When we get our first glimpse of Amy Adams in Sunshine Cleaning, she’s standing in the cluttered kitchen of a big house while a pool party carries on outside. She’s not a guest of the party — she’s there as a cleaning woman, the pink polo shirt with the “PRETTY CLEAN” logo on it making her skin seem even more wan and colourless than usual. Soon, a teenaged girl comes into the kitchen from the pool to get something to drink, and Adams makes an awkward stab at conversation: “It’s a real rager out there, huh?” The girl doesn’t say anything in response; she just shoots Adams a quick, contemptuous glance and heads back outside. It’s here that director Christine Jeffs and editor Heather Persons do a smart thing: instead of cutting away from the scene, they let the camera sit there and register the look of hurt that crosses Adams’ face, which she then quickly covers up with a brave little smile. Soldiering onward!That willingness to seem innocent, vulnerable, and maybe even a little ridiculous has always been one of Adams’ great strengths as an actor. She may not have displayed the widest range so far in her career, but if you want to be a movie star, range is a lot less important than sheer likability. (If range were all that mattered, Vera Farmiga would be making $5 million a picture by now.) Philip Seymour Hoffman has a scene in Doubt where he tells Adams’ wide-eyed nun Sister James that he can tell she’s a kind, gentle person just from looking at her — and that line could apply to every character Adams plays. It’s one of the rules of moviegoing: you root for Amy Adams to be happy. Her eyes get so red when she cries, after all.
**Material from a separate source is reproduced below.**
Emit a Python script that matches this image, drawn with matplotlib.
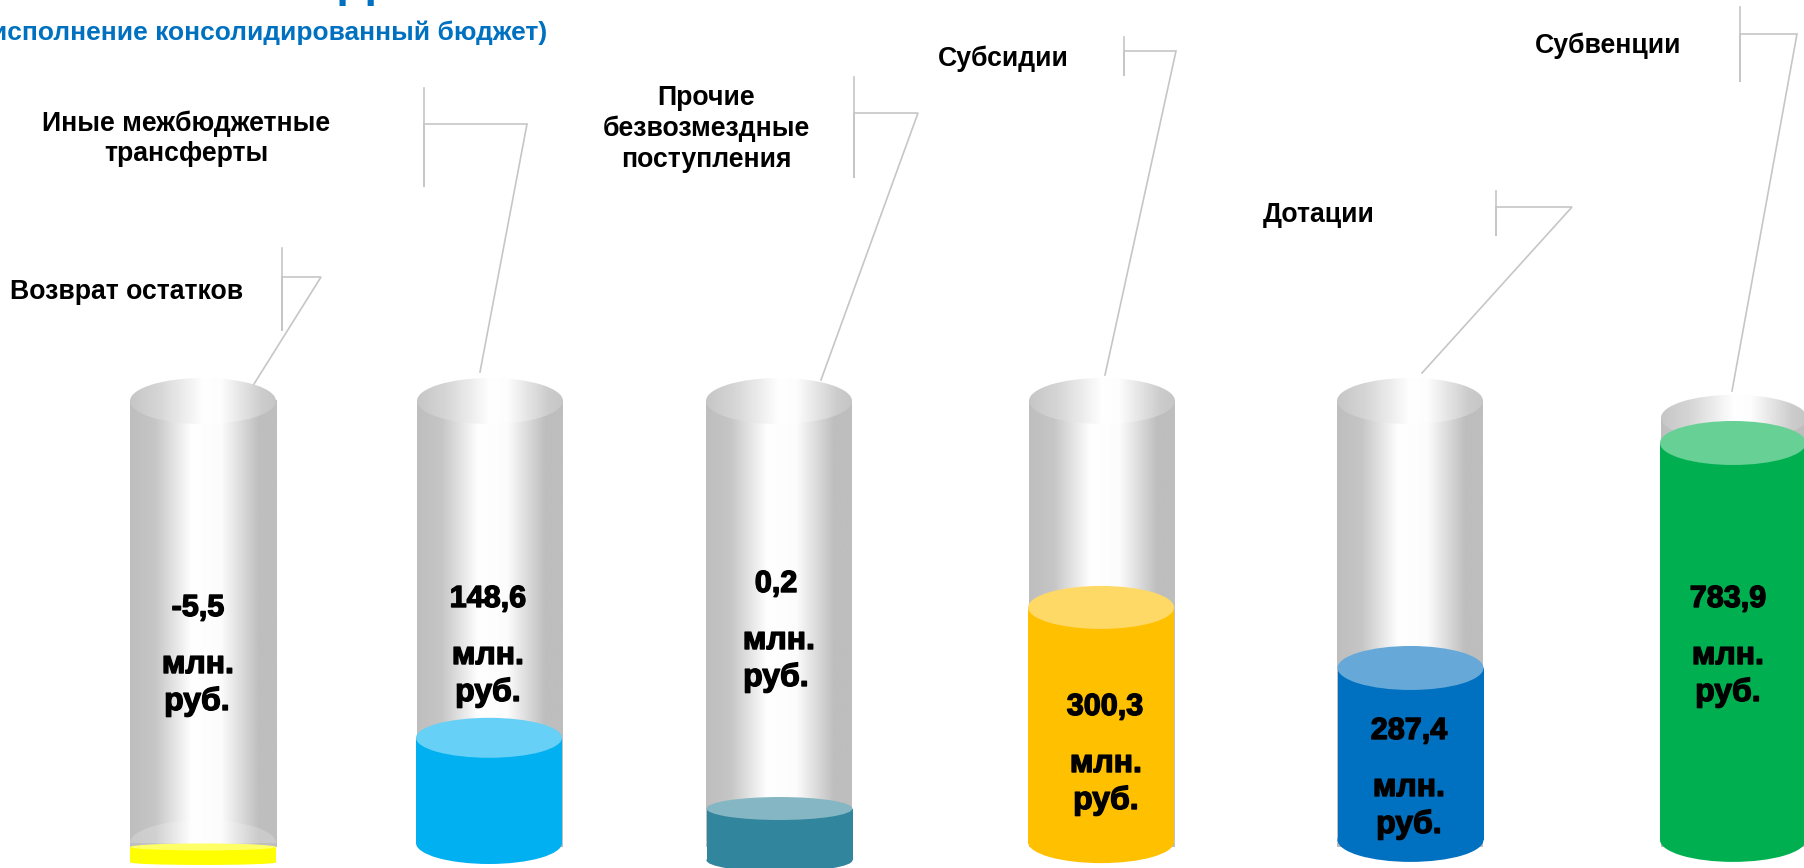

In Sunshine Cleaning, Adams plays Rose Lorkowski, a single mom scraping by on the cash she makes working for a maid service in Albuquerque. (Rhymes with “quirky”!) In need of some quick cash to send her son to private school, her cop boyfriend (Steve Zahn) tips her off about a lucrative line of work: cleaning up crime scenes. She hires her fuck-up kid sister Norah (Emily Blunt), prints up some business cards, takes out an ad in the local Penny Saver, and soon Sunshine Cleaning is in business.
The obvious movie to compare Sunshine Cleaning to is Little Miss Sunshine; besides the similar title and the general air of Sundance-friendly indie quirk, both movies feature Alan Arkin as an irascible senior who knows how to talk to grandkids, a broken-down van, and characters who recite motivational speeches to themselves in a futile attempt to convince themselves that everything will turn out fine with just a little positive thinking. But it reminded me more strongly of Adrienne Shelly’s Waitress — another charming little dramedy that, despite its occasionally arch comic moments, took a sincere interest in its heroine’s attempts to carve out an independent life for herself. (It’s probably no coincidence that the creative team on both films was predominantly female.)
Not that being compared to Little Miss Sunshine is anything to be embarrassed by, in my opinion. I realize it’s not a film that tougher-minded critics have much respect for, and I don’t blame them for rolling their eyes at some of its bigger plot contrivances. But there are plenty of classic comedies from the ’30s and ’40s filled with just as many convenient coincidences and self-consciously quirky characters. I mean, come on: if You Can’t Take It With You can win Best Picture, why can’t we cut the much superior Little Miss Sunshine or Sunshine Cleaning a little slack?
Am I sounding defensive? Maybe I am — I guess I know it would be very easy for someone to point to the scene in Sunshine Cleaning where Amy Adams uses a CB radio to have an imaginary conversation with her dead mother, or to the use of the beyond-clichéd “Spirit in the Sky” over the closing montage and ask me how I could possibly defend them. I picture myself sitting awkwardly, like Rose Lorkowski at the baby shower of an old high school friend, describing how she spends her day cleaning up biohazards and mopping up blood. The more sensible critics wrinkle their noses in disgust, just like the women talking to Rose. “You like that stuff?” they ask incredulously. And, like Rose, I get a daffy look on my face as it occurs to me that yes, yes, I do like that stuff.